Ach, de veestapel in mijn familie bestaat en bestond vooral uit oude, elders opgeruimde of verwaarloosde dieren. Alleen de drie teckels, met wie ik mocht samenleven waren vers en jong. De jaren die zij met mij samen leefden hebben er bij mij toe geleid, dat ik geen teckel op straat kan zien zonder zachtjes te fluisteren: “Jij bent van mij!” Vaak sta ik stil, de eigenaar(es) van de teckel staat ook stil en er ontstaat een gesprek, dat soms heel lang duurt.

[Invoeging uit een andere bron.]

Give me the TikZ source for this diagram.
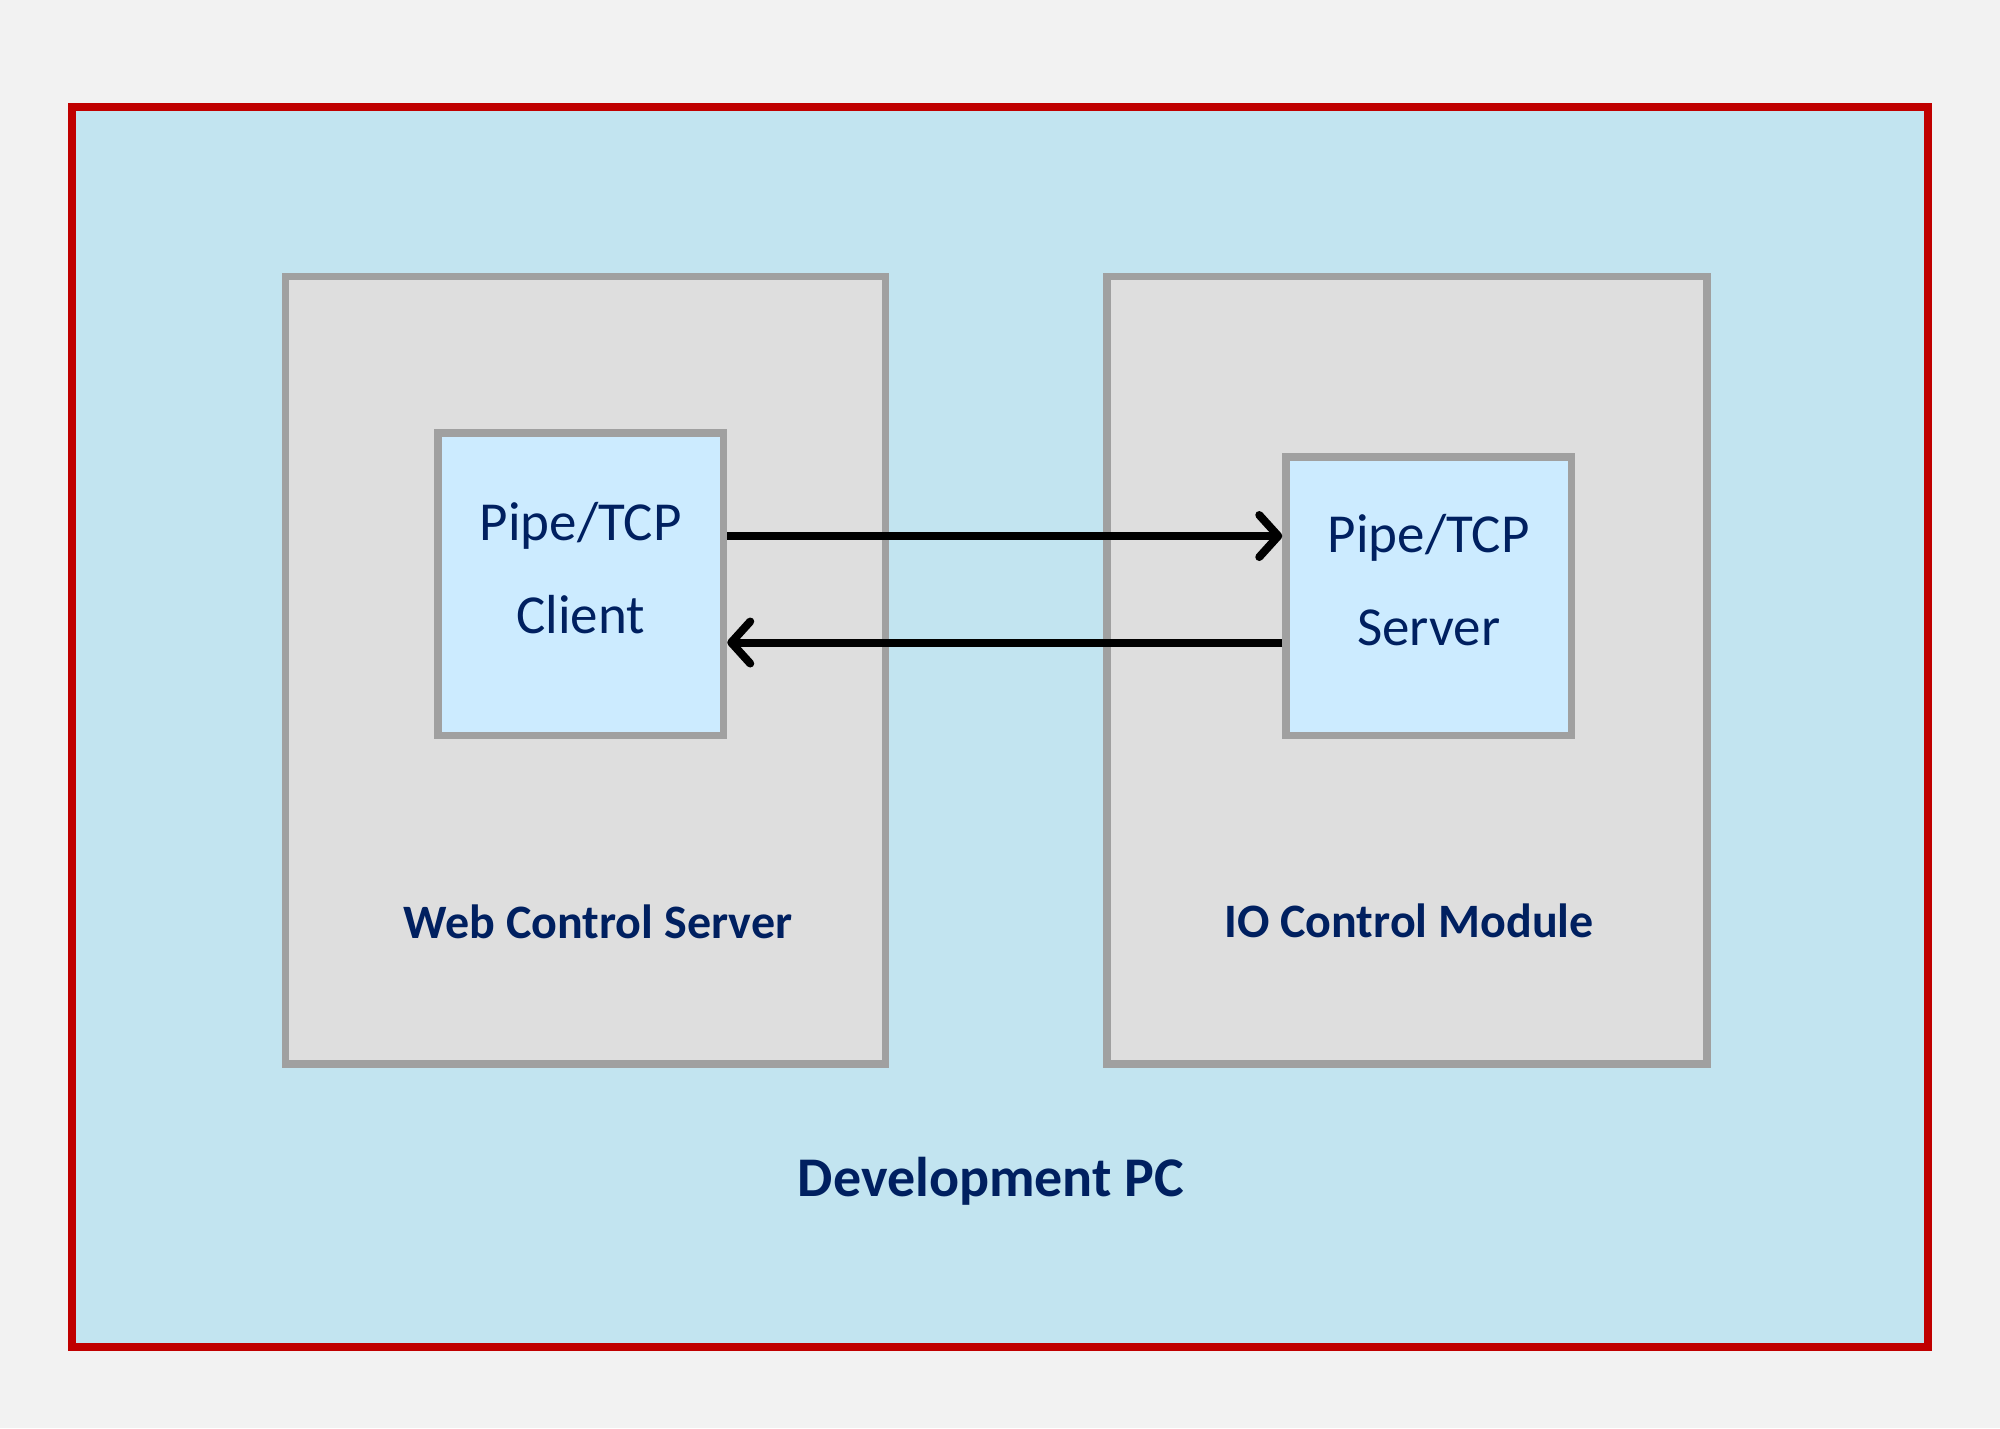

Soms té lang.
Er loopt hier in de buurt een mevrouw rond, die bijna gaat huppelen wanneer zij mij ziet. Zij opent het gesprek, met als onderwerp haar teckel die ze aangelijnd bij zich heeft. Het gesprek waaiert al snel uit naar haar levensverhaal, dat schokkend is en een grote spanne tijd beslaat. Het komt er op neer, dat de teckel haar meerdere malen in haar leven heeft beschermd tegen een handtastelijke boosaardige partner. De man kreeg geen kans, de teckel trok zijn bovenlip op, liet zijn scherpe tanden zien en gromde vervaarlijk. Ik had op het ogenblik van deze laatste ontmoeting zojuist een warm prakje gehaald bij de Italiaan; de vrouw alleen moet af en toe ook warm eten…
Het gesprek, of liever de monoloog van de teckelhoudster liep alle kanten uit, ik probeerde krampachtig een gaatje in de spraakwaterval te forceren. Bij iedere adempauze die mijn gesprekspartner nam probeerde ik in te breken om haar duidelijk te maken, dat mijn maaltijd koud werd en dat ik nu echt weer eens moest doorlopen. Uiteindelijk scheurde ik mij los, gaf haar teckel een vluchtige aai over zijn heerlijke kop, terwijl ik mijn mantra fluisterde: “eigenlijk ben jij van mij”, en liep met mijn nu koude prak door.
Tegenwoordig ben ik zo, n vuige hypocriet, die, zodra ze deze teckeldame in de verte ontwaart, haastig oversteekt of een winkel induikt
Mijn dochter en haar man zijn dol op zielige, oude en gestreste poezen. De oude Jan en de nog oudere Wim hebben bij hen een waardig einde gekregen, nu werd het tijd voor een nieuwe zielenpoot die een prettig levenseinde verdiende. Zo deed Karel zijn intree. Vier jaar in een klein hokje in een asyl gewoond, en hierdoor totaal vervreemd van een normaal poezenleven.
.Eerste klas behandeling voor deze Karel heeft er na een moeizaam begin toe geleid, dat mijn dochter na enige tijd riep: “Het gaat goed met hem! Gisteren sprong hij zelfs op mijn schoot! Maar daar schrok hij zelf zo geweldig van, dat hij er ook meteen weer afsprong!”
Het is maar een greep uit een grote koffer met merkwaardige verhalen over de dieren, die in de familie ons leven delen en deelden. Nog één. Wij hadden een piepklein teefje, in mijn jeugd in Amersfoort. Zij was loops. Ik liet haar uit en kreeg een enorme dog achter haar aan. Het was hoegenaamd geen match, maar de dog liet niet af. Het was nog in de jaren dat honden gewoon los op straat liepen. Ik liep onze poort in, klein hondje en dog achter mij aan, de keuken door, naar binnen, de kamer in. Bij het zien van de enorme hond sprongen mijn grootmoeder en moeder allebei op stoelen onder het uiten van angstkreten!